Que se mueran los viejos. Pronto. El ministro japonés de Finanzas, Taro Aso, para escándalo de la hipócrita sociedad contemporánea ha expresado su fórmula para aligerar las cuentas públicas de Japón.
Naturalmente, no lo ha expresado tan crudamente, porque aún no estamos preparados para asumir la valiente propuesta. Su propuesta para reducir el déficit que dificulta la recuperación económica del país más eficiente del planeta, apunta a agujeros presupuestarios concretos: Sectores improductivos, no rentables.
En la cúspide del despilfarro de una sociedad condescendiente con los débiles, se encuentran los pacientes terminales, especialmente, los viejos sin posibilidades de recuperación, que son mantenidos vivos con caros tratamientos en hospitales del Gobierno. Esa “gente del tubo” ha agotado su derecho a vivir.
Reabrir la caja de Pandora de la eutanasia activa, aunque se haga solo para cerrarla de inmediato y pedir disculpas por la osadía, incluso avergozándose por el revuelo causado, es algo que suena a provocación: es… valiente, pero es intolerable,
En esta zona del planeta en donde mantenemos los principios éticos incólumes, ni nos lo planteamos. Tenemos principios inquebrantables.
Cuidamos a nuestros ancianos: Nadie se muere de hambre entre nosotros. Vigilamos las calles para que los sin techo no pasen frío: les damos mantas y caldo caliente, cuando los encontramos vivos… lo que, desgraciadamente, no siempre es posible. Ofrecemos a la mayoría, pensiones que garantizan su subsistencia; tampoco es tan complicado, porque vigilamos los precios de la cesta de la compra: una barra de pan puede adquirirse por 30 céntimos, el kilo de pollo entero se compra por 3 o 4 euros y eso mismo cuesta un kilo de sardinas o mejillones: comida variada, rica en proteínas.
Atendemos a lo que conviene a la satisfacción de estos amortizados, con gran esmero. Con poco más de 50 años, decimos a nuestros mayores, con los mejores modales, que ya no los necesitamos activos en nuestra sociedad. Ya han cumplido. Queremos que descansen, que vean la televisión (magníficos programas divulgativos, para que no les cunda el tiempo que les queda), que paseen y se relacionen con otros ancianos en esos magníficos Centros comunitarios que llamamos De Día, y que hemos creado específicamente para ellos, para que se cuezan en sus salsas; allí podrán leer todos los periódicos que deseen y muchas revistas con noticias sociales imprescindibles, y, si les apetece, los fines de semana, hasta podrán escuchar en ellos la música que les gusta, la que encandilaba a sus padres, ¡y bailarla!.

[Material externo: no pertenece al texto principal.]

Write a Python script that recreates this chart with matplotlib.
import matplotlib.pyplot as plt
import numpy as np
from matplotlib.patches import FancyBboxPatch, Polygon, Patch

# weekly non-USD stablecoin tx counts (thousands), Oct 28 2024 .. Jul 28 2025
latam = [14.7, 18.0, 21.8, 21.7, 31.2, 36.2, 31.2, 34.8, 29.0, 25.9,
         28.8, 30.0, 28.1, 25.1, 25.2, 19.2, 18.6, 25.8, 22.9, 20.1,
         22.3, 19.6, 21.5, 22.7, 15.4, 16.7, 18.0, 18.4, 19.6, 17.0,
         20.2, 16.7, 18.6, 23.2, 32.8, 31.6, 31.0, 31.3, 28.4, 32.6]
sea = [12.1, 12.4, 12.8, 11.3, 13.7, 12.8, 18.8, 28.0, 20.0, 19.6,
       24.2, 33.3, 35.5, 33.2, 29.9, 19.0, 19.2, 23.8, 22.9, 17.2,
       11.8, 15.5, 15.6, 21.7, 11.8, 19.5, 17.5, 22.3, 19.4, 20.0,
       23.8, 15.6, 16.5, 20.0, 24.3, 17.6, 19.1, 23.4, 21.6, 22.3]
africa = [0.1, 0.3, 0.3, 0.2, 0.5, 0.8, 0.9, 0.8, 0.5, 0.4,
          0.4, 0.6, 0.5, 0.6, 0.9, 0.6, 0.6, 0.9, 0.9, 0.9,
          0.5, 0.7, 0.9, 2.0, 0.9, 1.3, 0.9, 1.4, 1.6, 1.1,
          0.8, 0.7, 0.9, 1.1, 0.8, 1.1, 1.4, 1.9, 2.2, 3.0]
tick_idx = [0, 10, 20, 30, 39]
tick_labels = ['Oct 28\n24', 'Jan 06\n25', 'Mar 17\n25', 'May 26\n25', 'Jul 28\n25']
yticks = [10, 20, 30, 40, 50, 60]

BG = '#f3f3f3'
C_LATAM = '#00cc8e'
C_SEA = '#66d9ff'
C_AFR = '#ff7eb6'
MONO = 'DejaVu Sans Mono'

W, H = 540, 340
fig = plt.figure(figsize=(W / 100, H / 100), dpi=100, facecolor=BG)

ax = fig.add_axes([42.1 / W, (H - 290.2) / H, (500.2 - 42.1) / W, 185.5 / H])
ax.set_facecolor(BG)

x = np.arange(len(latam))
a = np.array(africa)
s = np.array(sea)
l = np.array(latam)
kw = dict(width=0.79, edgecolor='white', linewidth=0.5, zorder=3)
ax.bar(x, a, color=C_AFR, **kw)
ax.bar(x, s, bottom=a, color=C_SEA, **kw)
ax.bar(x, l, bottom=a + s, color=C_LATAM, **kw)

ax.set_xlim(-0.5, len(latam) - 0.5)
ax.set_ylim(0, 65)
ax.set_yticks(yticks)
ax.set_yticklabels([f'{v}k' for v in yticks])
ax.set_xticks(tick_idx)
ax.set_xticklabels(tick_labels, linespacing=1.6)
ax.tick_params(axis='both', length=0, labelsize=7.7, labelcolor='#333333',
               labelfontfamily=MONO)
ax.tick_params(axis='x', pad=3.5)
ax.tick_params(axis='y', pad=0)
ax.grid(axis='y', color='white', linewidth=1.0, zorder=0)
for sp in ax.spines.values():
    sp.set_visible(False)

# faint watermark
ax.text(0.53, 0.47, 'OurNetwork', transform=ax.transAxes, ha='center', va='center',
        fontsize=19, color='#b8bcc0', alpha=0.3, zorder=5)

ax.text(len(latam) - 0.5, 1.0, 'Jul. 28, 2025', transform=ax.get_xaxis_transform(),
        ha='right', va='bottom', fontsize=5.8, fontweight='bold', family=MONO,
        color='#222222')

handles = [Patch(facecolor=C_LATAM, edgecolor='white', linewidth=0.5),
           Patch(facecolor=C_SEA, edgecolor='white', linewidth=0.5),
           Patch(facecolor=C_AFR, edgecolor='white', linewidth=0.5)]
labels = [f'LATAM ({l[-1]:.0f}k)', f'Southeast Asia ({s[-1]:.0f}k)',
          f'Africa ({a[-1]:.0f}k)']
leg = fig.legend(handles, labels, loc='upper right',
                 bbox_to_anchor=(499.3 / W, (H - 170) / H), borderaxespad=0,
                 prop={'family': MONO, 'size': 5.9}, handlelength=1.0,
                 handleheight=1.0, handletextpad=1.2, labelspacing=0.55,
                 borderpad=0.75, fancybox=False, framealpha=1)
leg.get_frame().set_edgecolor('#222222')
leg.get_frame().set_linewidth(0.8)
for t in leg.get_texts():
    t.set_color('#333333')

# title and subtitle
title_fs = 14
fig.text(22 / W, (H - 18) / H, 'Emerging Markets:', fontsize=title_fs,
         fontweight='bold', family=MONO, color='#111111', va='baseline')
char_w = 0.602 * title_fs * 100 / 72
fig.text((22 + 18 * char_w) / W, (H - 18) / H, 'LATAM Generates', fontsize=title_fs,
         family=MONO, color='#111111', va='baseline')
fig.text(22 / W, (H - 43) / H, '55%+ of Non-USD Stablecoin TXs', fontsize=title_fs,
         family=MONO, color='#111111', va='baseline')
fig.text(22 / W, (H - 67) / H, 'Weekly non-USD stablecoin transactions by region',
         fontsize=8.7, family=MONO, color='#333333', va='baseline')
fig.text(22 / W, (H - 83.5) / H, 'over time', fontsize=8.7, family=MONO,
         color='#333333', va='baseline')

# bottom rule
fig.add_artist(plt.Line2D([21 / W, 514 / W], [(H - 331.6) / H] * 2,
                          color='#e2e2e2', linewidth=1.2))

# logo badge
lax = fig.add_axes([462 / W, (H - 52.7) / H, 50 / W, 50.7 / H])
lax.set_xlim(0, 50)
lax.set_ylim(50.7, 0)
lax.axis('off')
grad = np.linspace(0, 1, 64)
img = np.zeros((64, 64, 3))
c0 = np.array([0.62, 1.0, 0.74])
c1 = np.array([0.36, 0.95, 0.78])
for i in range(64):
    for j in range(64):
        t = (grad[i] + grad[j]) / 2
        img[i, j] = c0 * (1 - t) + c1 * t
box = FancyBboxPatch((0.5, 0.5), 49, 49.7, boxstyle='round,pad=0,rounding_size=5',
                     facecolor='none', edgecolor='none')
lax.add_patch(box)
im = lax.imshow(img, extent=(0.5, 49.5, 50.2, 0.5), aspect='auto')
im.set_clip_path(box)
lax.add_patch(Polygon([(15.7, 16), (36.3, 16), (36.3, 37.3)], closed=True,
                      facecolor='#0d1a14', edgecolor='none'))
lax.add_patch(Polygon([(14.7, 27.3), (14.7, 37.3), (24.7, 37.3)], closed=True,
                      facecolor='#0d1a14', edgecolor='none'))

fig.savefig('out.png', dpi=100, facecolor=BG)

Puede que no tengamos tiempo para visitarlos en la vieja casa familiar, con frío y goteras, por la que pagan una renta irrisoria (¿qué querrían, que los mandemos a una clínica geriátrica, con el precio que tienen?), pero les hemos conectado a un servicio de ayuda inmediata, que en caso necesario los llevaría con urgencia al hospital comarcal. Funciona incluso aunque no tengan teléfono, que, en general, hemos dado de baja, pues a los ancianos no les gusta hacer llamadas y no reciben ninguna.

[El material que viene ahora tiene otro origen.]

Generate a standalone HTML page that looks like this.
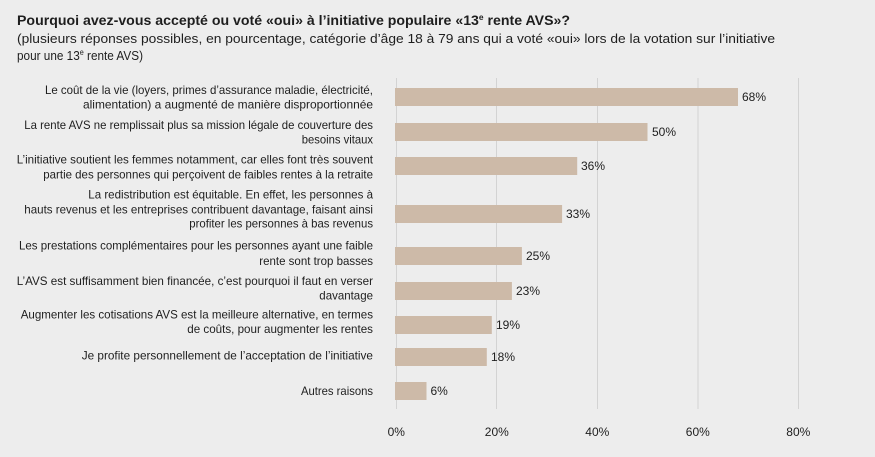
<!DOCTYPE html>
<html><head><meta charset="utf-8"><style>
html,body{margin:0;padding:0;background:#ededed;}
svg{display:block;}
text{font-family:"Liberation Sans",sans-serif;fill:#1e1e1e;}
.l{font-size:12px;}
.v{font-size:12px;}
</style></head><body>
<svg width="875" height="457" viewBox="0 0 875 457" xmlns="http://www.w3.org/2000/svg">
<rect x="0" y="0" width="875" height="457" fill="#ededed"/>
<text x="17" y="25" font-size="13.5" font-weight="bold" textLength="553" lengthAdjust="spacingAndGlyphs">Pourquoi avez-vous accepté ou voté «oui» à l’initiative populaire «13<tspan font-size="8" dy="-5">e</tspan><tspan dy="5"> rente AVS»?</tspan></text>
<text x="17" y="43" font-size="13" textLength="758" lengthAdjust="spacingAndGlyphs">(plusieurs réponses possibles, en pourcentage, catégorie d’âge 18 à 79 ans qui a voté «oui» lors de la votation sur l’initiative</text>
<text x="17" y="60" font-size="13" textLength="126" lengthAdjust="spacingAndGlyphs">pour une 13<tspan font-size="8" dy="-5">e</tspan><tspan dy="5"> rente AVS)</tspan></text>

<g stroke="#d3d3d3" stroke-width="1">
<line x1="396.5" y1="78" x2="396.5" y2="409"/>
<line x1="496.5" y1="78" x2="496.5" y2="409"/>
<line x1="597.5" y1="78" x2="597.5" y2="409"/>
<line x1="698" y1="78" x2="698" y2="409"/>
<line x1="798.5" y1="78" x2="798.5" y2="409"/>
</g>

<g fill="#cdbaa8">
<rect x="395" y="88" width="343" height="18"/>
<rect x="395" y="123" width="252.5" height="18"/>
<rect x="395" y="157" width="182.2" height="18"/>
<rect x="395" y="205" width="167.1" height="18"/>
<rect x="395" y="247" width="126.9" height="18"/>
<rect x="395" y="282" width="116.9" height="18"/>
<rect x="395" y="316" width="96.8" height="18"/>
<rect x="395" y="348" width="91.8" height="18"/>
<rect x="395" y="382" width="31.5" height="18"/>
</g>

<g class="v">
<text class="v" x="742" y="101">68%</text>
<text class="v" x="652" y="136">50%</text>
<text class="v" x="581" y="170">36%</text>
<text class="v" x="566" y="218">33%</text>
<text class="v" x="526" y="260">25%</text>
<text class="v" x="516" y="295">23%</text>
<text class="v" x="496" y="329">19%</text>
<text class="v" x="491" y="361">18%</text>
<text class="v" x="430.5" y="395">6%</text>
</g>

<g class="l">
<text class="l" x="45" y="94" textLength="328" lengthAdjust="spacingAndGlyphs">Le coût de la vie (loyers, primes d’assurance maladie, électricité,</text>
<text class="l" x="83" y="108.3" textLength="290" lengthAdjust="spacingAndGlyphs">alimentation) a augmenté de manière disproportionnée</text>
<text class="l" x="24.3" y="129" textLength="348.7" lengthAdjust="spacingAndGlyphs">La rente AVS ne remplissait plus sa mission légale de couverture des</text>
<text class="l" x="301.7" y="143.3" textLength="71.3" lengthAdjust="spacingAndGlyphs">besoins vitaux</text>
<text class="l" x="16.7" y="163.3" textLength="356.3" lengthAdjust="spacingAndGlyphs">L’initiative soutient les femmes notamment, car elles font très souvent</text>
<text class="l" x="43.3" y="178.3" textLength="329.7" lengthAdjust="spacingAndGlyphs">partie des personnes qui perçoivent de faibles rentes à la retraite</text>
<text class="l" x="88.3" y="198.3" textLength="284.7" lengthAdjust="spacingAndGlyphs">La redistribution est équitable. En effet, les personnes à</text>
<text class="l" x="24.3" y="213.3" textLength="348.7" lengthAdjust="spacingAndGlyphs">hauts revenus et les entreprises contribuent davantage, faisant ainsi</text>
<text class="l" x="189.3" y="227.7" textLength="183.7" lengthAdjust="spacingAndGlyphs">profiter les personnes à bas revenus</text>
<text class="l" x="19" y="249.5" textLength="354" lengthAdjust="spacingAndGlyphs">Les prestations complémentaires pour les personnes ayant une faible</text>
<text class="l" x="259.3" y="265" textLength="113.7" lengthAdjust="spacingAndGlyphs">rente sont trop basses</text>
<text class="l" x="16.7" y="285" textLength="356.3" lengthAdjust="spacingAndGlyphs">L’AVS est suffisamment bien financée, c’est pourquoi il faut en verser</text>
<text class="l" x="319.3" y="299.5" textLength="53.7" lengthAdjust="spacingAndGlyphs">davantage</text>
<text class="l" x="20.7" y="318.5" textLength="352.3" lengthAdjust="spacingAndGlyphs">Augmenter les cotisations AVS est la meilleure alternative, en termes</text>
<text class="l" x="187.3" y="333" textLength="185.7" lengthAdjust="spacingAndGlyphs">de coûts, pour augmenter les rentes</text>
<text class="l" x="81.7" y="359.5" textLength="291.3" lengthAdjust="spacingAndGlyphs">Je profite personnellement de l’acceptation de l’initiative</text>
<text class="l" x="301" y="395" textLength="72" lengthAdjust="spacingAndGlyphs">Autres raisons</text>
</g>

<g>
<text x="396.3" y="436" text-anchor="middle" font-size="12">0%</text>
<text x="496.8" y="436" text-anchor="middle" font-size="12">20%</text>
<text x="597.3" y="436" text-anchor="middle" font-size="12">40%</text>
<text x="697.8" y="436" text-anchor="middle" font-size="12">60%</text>
<text x="798.3" y="436" text-anchor="middle" font-size="12">80%</text>
</g>
</svg>
</body></html>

Es cierto, en fin, que los viejos nos cuestan mucho dinero, y que tendríamos más capacidad de gasto para otras cosas si no fueran tan longevos y, siendo longevos, como mal menor, mantuvieran facultades de autonomía suficientes para asearse, vestirse y no darnos la lata.
Pero así son las cosas. Porque somos sensibles ante la desgracia ajena y sabemos responder a las muchas dependencias a que nos obliga nuestro sentido del deber. También son una carga los parados, desde luego, al menos cuando tenemos que cubrirles su período de prestaciones sociales. Ah, sí y dedicamos mucho dinero para que los hijos de los pobres puedan estudiar algo; con buenos profesores, muy motivados éstos por sus sueldos adecuados y horarios cómodos.
También, por obligación constitucional, atendemos a todos por igual en hospitales con magníficos equipos, -físicos y humanos, y hasta divinos-, que apenas tienen nada que envidiar a los que están disponibles en centros privados, a los que, por inveterada costumbre, suelen seguir yendo los ricos, sin advertir que, en no pocos casos, el personal sanitario es el mismo (y, aunque esto debería comprobarse, las malas lenguas dicen que incluso el horario coincide).
Pero hay que tener paciencia y saber encontrar el lado bueno. Ancianos, pobres, enfermos, parados, son una rémora necesaria, un contraste, para que luzcamos mejor los jóvenes, sanos, activos, guapos.
Es un alivio no encontrarse en ninguno de esos grupos de miseria.